Listed records:
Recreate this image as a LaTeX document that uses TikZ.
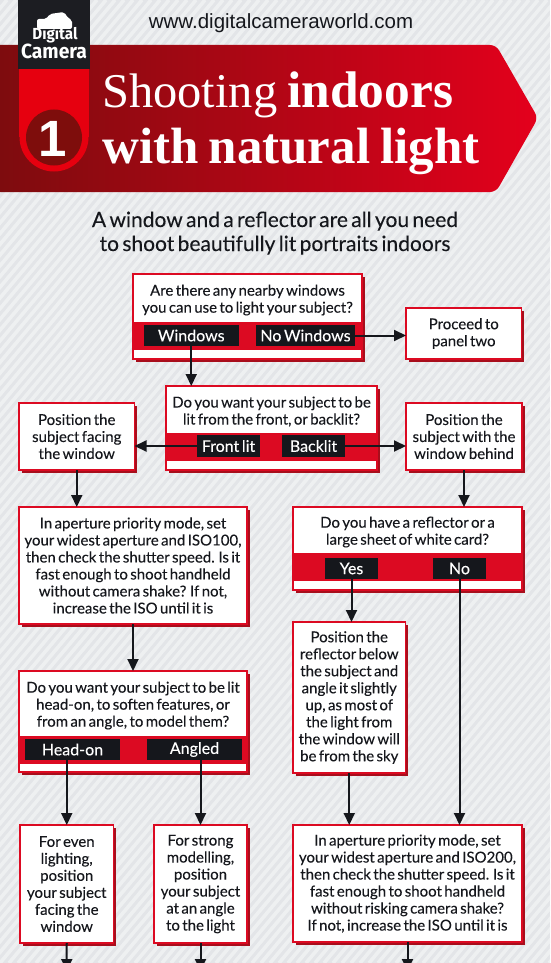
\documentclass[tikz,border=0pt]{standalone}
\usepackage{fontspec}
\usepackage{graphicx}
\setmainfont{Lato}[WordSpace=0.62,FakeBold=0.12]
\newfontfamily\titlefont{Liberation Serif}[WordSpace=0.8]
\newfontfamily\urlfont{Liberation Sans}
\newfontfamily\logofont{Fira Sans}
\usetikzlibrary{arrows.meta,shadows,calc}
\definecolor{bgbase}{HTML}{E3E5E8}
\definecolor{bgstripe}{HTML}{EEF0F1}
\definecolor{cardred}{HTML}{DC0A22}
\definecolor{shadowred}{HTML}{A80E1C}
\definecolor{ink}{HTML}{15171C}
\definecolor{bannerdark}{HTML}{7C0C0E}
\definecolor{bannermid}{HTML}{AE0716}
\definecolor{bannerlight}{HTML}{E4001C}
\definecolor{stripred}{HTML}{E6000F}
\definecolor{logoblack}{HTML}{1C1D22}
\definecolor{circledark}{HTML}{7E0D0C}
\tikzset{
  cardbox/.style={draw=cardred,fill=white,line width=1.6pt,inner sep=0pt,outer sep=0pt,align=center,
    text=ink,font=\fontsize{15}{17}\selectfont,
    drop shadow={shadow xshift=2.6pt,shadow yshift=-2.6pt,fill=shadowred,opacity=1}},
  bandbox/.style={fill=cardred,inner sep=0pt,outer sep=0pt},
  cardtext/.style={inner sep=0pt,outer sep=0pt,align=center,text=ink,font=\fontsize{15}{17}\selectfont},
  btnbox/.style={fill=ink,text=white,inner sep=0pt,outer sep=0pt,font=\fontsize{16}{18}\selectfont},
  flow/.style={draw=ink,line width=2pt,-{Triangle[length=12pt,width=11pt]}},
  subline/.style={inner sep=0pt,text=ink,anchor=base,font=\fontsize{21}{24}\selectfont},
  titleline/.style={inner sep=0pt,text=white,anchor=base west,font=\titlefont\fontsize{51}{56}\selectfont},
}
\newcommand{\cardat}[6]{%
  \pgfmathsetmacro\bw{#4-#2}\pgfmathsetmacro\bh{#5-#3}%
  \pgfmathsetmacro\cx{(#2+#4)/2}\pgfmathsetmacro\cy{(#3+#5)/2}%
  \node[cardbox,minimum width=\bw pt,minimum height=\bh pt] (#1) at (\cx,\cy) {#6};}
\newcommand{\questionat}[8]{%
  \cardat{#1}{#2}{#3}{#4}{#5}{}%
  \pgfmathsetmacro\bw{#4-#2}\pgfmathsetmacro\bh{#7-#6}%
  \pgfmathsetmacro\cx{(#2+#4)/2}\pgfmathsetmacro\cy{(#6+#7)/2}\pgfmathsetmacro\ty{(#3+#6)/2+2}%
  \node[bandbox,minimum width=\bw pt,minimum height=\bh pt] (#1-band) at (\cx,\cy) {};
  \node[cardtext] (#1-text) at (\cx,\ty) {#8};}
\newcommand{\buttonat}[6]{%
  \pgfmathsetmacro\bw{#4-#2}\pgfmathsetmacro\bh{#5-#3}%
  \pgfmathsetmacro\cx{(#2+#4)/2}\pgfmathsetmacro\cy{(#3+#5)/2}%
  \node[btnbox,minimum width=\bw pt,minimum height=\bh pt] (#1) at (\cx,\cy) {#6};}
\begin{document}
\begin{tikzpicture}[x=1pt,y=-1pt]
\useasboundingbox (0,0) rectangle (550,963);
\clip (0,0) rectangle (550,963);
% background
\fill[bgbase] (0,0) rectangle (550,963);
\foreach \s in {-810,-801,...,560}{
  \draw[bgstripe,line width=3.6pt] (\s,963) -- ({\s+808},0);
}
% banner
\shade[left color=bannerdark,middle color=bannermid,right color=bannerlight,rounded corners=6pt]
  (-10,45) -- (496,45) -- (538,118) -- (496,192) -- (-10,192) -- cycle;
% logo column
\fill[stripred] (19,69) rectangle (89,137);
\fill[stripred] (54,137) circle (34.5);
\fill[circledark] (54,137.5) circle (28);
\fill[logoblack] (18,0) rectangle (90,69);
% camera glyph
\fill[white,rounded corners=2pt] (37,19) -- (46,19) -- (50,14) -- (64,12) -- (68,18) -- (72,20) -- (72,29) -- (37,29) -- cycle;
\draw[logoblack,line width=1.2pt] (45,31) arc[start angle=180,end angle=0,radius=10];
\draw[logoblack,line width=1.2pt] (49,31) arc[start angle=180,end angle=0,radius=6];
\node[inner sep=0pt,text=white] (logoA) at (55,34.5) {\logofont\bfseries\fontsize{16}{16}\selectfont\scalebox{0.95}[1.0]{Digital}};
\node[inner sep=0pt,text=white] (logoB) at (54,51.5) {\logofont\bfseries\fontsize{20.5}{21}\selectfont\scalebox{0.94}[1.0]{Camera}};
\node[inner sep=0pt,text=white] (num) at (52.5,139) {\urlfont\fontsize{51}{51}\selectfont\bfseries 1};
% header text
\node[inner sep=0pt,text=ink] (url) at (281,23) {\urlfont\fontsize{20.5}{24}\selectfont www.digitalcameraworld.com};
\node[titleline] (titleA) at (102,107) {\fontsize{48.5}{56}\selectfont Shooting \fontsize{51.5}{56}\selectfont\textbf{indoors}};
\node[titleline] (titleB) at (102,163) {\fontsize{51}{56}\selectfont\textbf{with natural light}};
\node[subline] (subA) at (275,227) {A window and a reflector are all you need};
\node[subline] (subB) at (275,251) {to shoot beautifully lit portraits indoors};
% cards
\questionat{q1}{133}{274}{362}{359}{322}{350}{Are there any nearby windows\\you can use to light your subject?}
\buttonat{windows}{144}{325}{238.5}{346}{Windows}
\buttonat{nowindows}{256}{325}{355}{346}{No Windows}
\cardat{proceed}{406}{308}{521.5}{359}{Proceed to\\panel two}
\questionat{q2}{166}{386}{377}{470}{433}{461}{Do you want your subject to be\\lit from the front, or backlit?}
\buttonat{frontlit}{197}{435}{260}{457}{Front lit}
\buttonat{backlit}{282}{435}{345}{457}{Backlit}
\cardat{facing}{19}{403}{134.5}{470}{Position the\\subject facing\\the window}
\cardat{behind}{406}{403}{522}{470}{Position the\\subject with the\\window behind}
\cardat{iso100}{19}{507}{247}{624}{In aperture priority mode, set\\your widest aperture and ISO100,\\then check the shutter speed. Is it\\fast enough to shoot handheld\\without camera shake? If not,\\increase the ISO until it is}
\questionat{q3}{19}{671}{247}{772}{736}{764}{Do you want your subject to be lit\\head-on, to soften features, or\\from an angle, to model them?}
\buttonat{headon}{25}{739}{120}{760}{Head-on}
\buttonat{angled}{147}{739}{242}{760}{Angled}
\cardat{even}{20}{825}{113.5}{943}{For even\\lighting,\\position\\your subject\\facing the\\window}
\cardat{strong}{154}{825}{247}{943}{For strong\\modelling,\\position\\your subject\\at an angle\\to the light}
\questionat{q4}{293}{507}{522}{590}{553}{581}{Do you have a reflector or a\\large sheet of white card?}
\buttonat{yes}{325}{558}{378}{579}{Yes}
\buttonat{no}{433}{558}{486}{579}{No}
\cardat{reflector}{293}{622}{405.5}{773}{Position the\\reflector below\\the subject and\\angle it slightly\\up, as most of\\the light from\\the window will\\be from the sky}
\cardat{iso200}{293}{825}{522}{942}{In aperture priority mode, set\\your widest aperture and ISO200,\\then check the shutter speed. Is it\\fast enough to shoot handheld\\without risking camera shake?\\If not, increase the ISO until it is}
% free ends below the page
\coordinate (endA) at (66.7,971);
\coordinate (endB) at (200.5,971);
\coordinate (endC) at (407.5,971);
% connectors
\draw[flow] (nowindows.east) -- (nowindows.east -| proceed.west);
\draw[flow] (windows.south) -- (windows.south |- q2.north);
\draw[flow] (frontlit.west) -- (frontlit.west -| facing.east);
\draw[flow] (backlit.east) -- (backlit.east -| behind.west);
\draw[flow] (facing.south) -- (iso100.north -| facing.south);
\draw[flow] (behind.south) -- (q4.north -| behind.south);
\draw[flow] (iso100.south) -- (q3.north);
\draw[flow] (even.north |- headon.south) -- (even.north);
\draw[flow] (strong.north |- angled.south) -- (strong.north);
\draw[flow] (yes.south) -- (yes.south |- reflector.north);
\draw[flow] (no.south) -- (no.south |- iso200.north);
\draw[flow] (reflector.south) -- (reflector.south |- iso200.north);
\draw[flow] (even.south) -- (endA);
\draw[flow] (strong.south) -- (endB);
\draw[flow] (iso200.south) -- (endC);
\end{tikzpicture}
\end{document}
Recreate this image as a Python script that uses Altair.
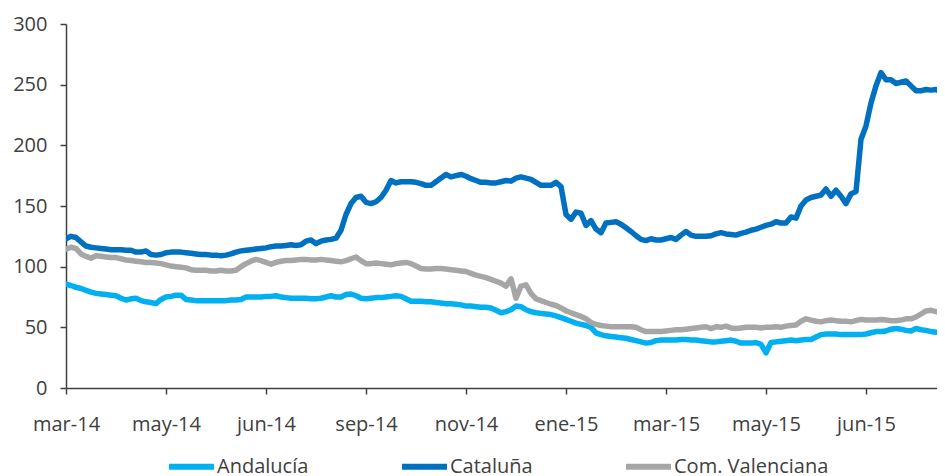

The request: Which lines contain "that"? Show each of them.

Solution below:
Recreate this image as a LaTeX document that uses TikZ.
Recreate this image as a Python script that uses Altair.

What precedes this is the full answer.